Madem Fâtır-ı Hakîm (hikmet sahibi Yaratıcı)
insana her çeşit ihsanını ihsas etmek (hissettirmek) ve herbir nevi nimetini
tattırmak ve insanı daima şükre sevk etmek istediğini, şu kâinatta çeşit çeşit,
hadsiz envâ-ı nimeti (çeşitli nimetleri) tadacak, tanıyacak derecede, gayet çok
cihazatla insanı teçhiz etmesi (donatması) gösteriyor ki, elbette sıhhat ve âfiyeti
verdiği gibi, hastalıkları, illetleri, dertleri de verecektir.
Allah her insana sayısız nimetler
vermiştir. ALLAH’IN TEK İSTEDİĞİ KULUNUN
ŞÜKRETMESİDİR. ŞÜKRETMEYİ BAZEN KULUNA HATIRLATMAK İSTER, HASTALIK, BELA VERİR.
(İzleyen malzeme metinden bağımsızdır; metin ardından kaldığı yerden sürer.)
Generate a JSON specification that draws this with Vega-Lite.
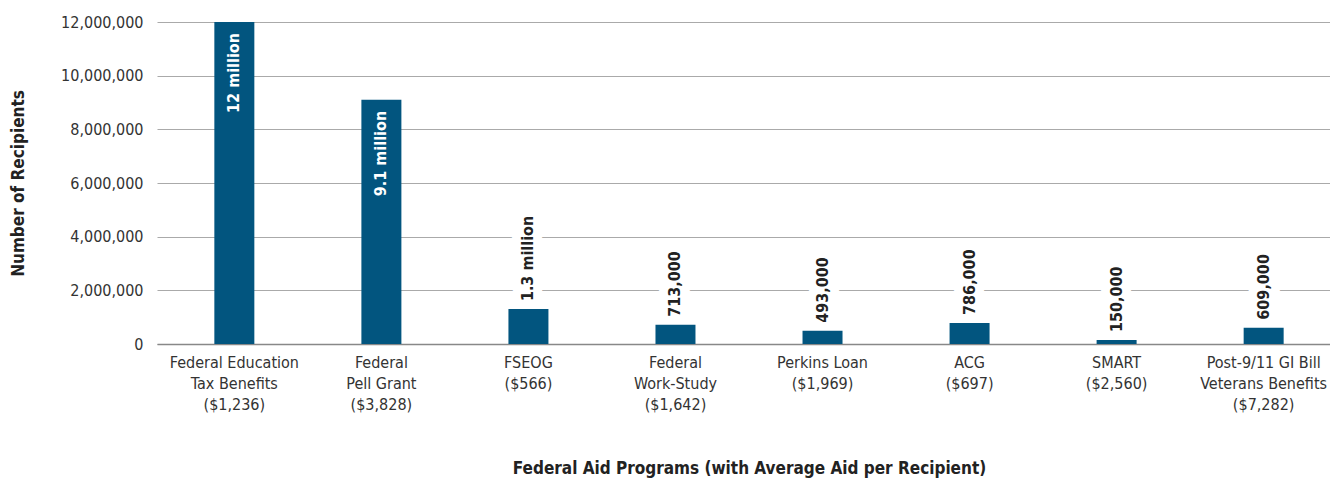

Kul o zaman nimetin kıymetini anlar ve şükretmediğinin farkına varır. Ve
Bediüzzaman Hazretleri bize şöyle soruyor:
Senden soruyorum: "Bu hastalık senin başında veya
elinde veya midende olmasaydı, sen başın, elin, midenin sıhhatindeki lezzetli,
zevkli nimet-i İlâhiyeyi hissedip şükreder miydin?" Elbette şükür değil,
belki düşünmeyecektin; şuursuz, o sıhhati gaflete, belki sefahete (zevk ve eğlenceye)
sarf ederdin.
Evet bunu hep düşünüyor ve şükrediyorum;
eğer sağlıklı olsaydım, belkide böylesine güçlü bir imana kavuşamayacak ve
şükretmeyi aklıma getirmeyi bırakın, belkide içki, kumar, zinaya düşecek,
ahirette ceza görecektim. ALLAH’IM İYİ Kİ
BANA ENGELLİLİK VERDİN. SANA SONSUZ HAMDOLSUN.